● **TASK**
Your task is to repeat the listing exactly.
#####
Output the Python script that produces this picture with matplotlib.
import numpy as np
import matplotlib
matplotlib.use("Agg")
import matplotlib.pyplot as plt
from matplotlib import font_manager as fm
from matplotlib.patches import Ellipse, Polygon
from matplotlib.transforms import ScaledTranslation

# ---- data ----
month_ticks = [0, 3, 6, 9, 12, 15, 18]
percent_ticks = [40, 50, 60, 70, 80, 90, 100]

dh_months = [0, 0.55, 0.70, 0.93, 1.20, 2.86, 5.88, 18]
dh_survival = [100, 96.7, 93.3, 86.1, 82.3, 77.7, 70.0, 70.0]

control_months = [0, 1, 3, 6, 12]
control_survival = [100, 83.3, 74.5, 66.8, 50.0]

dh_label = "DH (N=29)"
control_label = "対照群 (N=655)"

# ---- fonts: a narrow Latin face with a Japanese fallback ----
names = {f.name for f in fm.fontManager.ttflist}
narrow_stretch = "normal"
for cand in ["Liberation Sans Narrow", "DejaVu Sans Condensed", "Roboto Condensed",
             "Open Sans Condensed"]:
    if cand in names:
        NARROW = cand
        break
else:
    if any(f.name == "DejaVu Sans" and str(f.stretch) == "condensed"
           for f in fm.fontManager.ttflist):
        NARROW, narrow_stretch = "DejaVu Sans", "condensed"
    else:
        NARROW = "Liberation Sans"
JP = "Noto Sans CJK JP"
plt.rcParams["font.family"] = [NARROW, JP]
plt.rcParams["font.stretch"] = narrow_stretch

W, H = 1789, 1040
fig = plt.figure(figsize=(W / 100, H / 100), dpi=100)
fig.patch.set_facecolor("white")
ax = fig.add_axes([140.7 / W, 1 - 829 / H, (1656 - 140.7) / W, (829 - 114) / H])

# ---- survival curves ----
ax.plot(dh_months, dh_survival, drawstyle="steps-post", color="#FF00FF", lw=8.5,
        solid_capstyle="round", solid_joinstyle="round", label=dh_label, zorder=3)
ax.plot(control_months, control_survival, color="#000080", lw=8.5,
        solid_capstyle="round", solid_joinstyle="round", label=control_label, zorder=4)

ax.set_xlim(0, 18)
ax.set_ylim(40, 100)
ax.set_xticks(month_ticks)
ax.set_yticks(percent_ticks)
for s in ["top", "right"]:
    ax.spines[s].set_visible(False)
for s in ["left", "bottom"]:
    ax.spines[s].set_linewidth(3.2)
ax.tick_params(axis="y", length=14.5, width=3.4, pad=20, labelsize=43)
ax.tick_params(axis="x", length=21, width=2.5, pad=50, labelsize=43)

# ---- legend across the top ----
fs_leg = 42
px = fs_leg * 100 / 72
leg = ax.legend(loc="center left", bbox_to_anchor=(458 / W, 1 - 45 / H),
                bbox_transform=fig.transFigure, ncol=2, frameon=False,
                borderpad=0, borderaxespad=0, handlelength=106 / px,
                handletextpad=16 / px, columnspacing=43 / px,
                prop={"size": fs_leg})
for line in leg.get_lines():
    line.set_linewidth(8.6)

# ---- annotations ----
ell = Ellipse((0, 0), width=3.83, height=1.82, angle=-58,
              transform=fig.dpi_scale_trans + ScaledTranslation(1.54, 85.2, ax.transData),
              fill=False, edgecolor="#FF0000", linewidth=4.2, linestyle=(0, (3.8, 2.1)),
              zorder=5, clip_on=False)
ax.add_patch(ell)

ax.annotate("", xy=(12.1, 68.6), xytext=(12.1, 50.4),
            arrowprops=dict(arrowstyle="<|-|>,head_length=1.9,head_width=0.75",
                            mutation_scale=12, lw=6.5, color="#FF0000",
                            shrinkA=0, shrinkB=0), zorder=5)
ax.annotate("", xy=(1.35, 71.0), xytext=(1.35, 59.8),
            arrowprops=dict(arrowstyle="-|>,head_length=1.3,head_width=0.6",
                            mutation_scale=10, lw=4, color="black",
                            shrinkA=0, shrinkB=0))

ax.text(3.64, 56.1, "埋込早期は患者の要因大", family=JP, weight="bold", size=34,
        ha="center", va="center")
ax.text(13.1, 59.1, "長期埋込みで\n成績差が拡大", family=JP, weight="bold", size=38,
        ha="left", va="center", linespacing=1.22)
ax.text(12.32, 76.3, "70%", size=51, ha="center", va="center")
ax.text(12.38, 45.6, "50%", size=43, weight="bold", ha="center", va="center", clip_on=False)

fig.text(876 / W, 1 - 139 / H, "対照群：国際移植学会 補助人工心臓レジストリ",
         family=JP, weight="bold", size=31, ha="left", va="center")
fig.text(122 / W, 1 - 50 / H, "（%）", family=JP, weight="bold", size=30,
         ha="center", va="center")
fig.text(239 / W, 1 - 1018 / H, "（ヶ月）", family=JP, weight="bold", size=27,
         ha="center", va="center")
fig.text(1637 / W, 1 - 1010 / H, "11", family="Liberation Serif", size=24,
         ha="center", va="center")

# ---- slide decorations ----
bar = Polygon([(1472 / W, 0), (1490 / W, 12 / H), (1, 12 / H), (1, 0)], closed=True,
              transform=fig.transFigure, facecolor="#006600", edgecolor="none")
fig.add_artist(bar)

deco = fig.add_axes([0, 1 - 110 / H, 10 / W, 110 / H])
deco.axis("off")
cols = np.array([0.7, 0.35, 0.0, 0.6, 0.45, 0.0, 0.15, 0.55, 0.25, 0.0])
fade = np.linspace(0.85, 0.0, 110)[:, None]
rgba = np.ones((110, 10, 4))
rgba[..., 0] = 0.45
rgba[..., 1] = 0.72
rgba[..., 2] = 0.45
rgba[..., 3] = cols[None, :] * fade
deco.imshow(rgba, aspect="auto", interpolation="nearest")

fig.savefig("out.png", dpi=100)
#####
● **SOLUTION**
Output the Python script that produces this picture with matplotlib.
import numpy as np
import matplotlib
matplotlib.use("Agg")
import matplotlib.pyplot as plt
from matplotlib import font_manager as fm
from matplotlib.patches import Ellipse, Polygon
from matplotlib.transforms import ScaledTranslation

# ---- data ----
month_ticks = [0, 3, 6, 9, 12, 15, 18]
percent_ticks = [40, 50, 60, 70, 80, 90, 100]

dh_months = [0, 0.55, 0.70, 0.93, 1.20, 2.86, 5.88, 18]
dh_survival = [100, 96.7, 93.3, 86.1, 82.3, 77.7, 70.0, 70.0]

control_months = [0, 1, 3, 6, 12]
control_survival = [100, 83.3, 74.5, 66.8, 50.0]

dh_label = "DH (N=29)"
control_label = "対照群 (N=655)"

# ---- fonts: a narrow Latin face with a Japanese fallback ----
names = {f.name for f in fm.fontManager.ttflist}
narrow_stretch = "normal"
for cand in ["Liberation Sans Narrow", "DejaVu Sans Condensed", "Roboto Condensed",
             "Open Sans Condensed"]:
    if cand in names:
        NARROW = cand
        break
else:
    if any(f.name == "DejaVu Sans" and str(f.stretch) == "condensed"
           for f in fm.fontManager.ttflist):
        NARROW, narrow_stretch = "DejaVu Sans", "condensed"
    else:
        NARROW = "Liberation Sans"
JP = "Noto Sans CJK JP"
plt.rcParams["font.family"] = [NARROW, JP]
plt.rcParams["font.stretch"] = narrow_stretch

W, H = 1789, 1040
fig = plt.figure(figsize=(W / 100, H / 100), dpi=100)
fig.patch.set_facecolor("white")
ax = fig.add_axes([140.7 / W, 1 - 829 / H, (1656 - 140.7) / W, (829 - 114) / H])

# ---- survival curves ----
ax.plot(dh_months, dh_survival, drawstyle="steps-post", color="#FF00FF", lw=8.5,
        solid_capstyle="round", solid_joinstyle="round", label=dh_label, zorder=3)
ax.plot(control_months, control_survival, color="#000080", lw=8.5,
        solid_capstyle="round", solid_joinstyle="round", label=control_label, zorder=4)

ax.set_xlim(0, 18)
ax.set_ylim(40, 100)
ax.set_xticks(month_ticks)
ax.set_yticks(percent_ticks)
for s in ["top", "right"]:
    ax.spines[s].set_visible(False)
for s in ["left", "bottom"]:
    ax.spines[s].set_linewidth(3.2)
ax.tick_params(axis="y", length=14.5, width=3.4, pad=20, labelsize=43)
ax.tick_params(axis="x", length=21, width=2.5, pad=50, labelsize=43)

# ---- legend across the top ----
fs_leg = 42
px = fs_leg * 100 / 72
leg = ax.legend(loc="center left", bbox_to_anchor=(458 / W, 1 - 45 / H),
                bbox_transform=fig.transFigure, ncol=2, frameon=False,
                borderpad=0, borderaxespad=0, handlelength=106 / px,
                handletextpad=16 / px, columnspacing=43 / px,
                prop={"size": fs_leg})
for line in leg.get_lines():
    line.set_linewidth(8.6)

# ---- annotations ----
ell = Ellipse((0, 0), width=3.83, height=1.82, angle=-58,
              transform=fig.dpi_scale_trans + ScaledTranslation(1.54, 85.2, ax.transData),
              fill=False, edgecolor="#FF0000", linewidth=4.2, linestyle=(0, (3.8, 2.1)),
              zorder=5, clip_on=False)
ax.add_patch(ell)

ax.annotate("", xy=(12.1, 68.6), xytext=(12.1, 50.4),
            arrowprops=dict(arrowstyle="<|-|>,head_length=1.9,head_width=0.75",
                            mutation_scale=12, lw=6.5, color="#FF0000",
                            shrinkA=0, shrinkB=0), zorder=5)
ax.annotate("", xy=(1.35, 71.0), xytext=(1.35, 59.8),
            arrowprops=dict(arrowstyle="-|>,head_length=1.3,head_width=0.6",
                            mutation_scale=10, lw=4, color="black",
                            shrinkA=0, shrinkB=0))

ax.text(3.64, 56.1, "埋込早期は患者の要因大", family=JP, weight="bold", size=34,
        ha="center", va="center")
ax.text(13.1, 59.1, "長期埋込みで\n成績差が拡大", family=JP, weight="bold", size=38,
        ha="left", va="center", linespacing=1.22)
ax.text(12.32, 76.3, "70%", size=51, ha="center", va="center")
ax.text(12.38, 45.6, "50%", size=43, weight="bold", ha="center", va="center", clip_on=False)

fig.text(876 / W, 1 - 139 / H, "対照群：国際移植学会 補助人工心臓レジストリ",
         family=JP, weight="bold", size=31, ha="left", va="center")
fig.text(122 / W, 1 - 50 / H, "（%）", family=JP, weight="bold", size=30,
         ha="center", va="center")
fig.text(239 / W, 1 - 1018 / H, "（ヶ月）", family=JP, weight="bold", size=27,
         ha="center", va="center")
fig.text(1637 / W, 1 - 1010 / H, "11", family="Liberation Serif", size=24,
         ha="center", va="center")

# ---- slide decorations ----
bar = Polygon([(1472 / W, 0), (1490 / W, 12 / H), (1, 12 / H), (1, 0)], closed=True,
              transform=fig.transFigure, facecolor="#006600", edgecolor="none")
fig.add_artist(bar)

deco = fig.add_axes([0, 1 - 110 / H, 10 / W, 110 / H])
deco.axis("off")
cols = np.array([0.7, 0.35, 0.0, 0.6, 0.45, 0.0, 0.15, 0.55, 0.25, 0.0])
fade = np.linspace(0.85, 0.0, 110)[:, None]
rgba = np.ones((110, 10, 4))
rgba[..., 0] = 0.45
rgba[..., 1] = 0.72
rgba[..., 2] = 0.45
rgba[..., 3] = cols[None, :] * fade
deco.imshow(rgba, aspect="auto", interpolation="nearest")

fig.savefig("out.png", dpi=100)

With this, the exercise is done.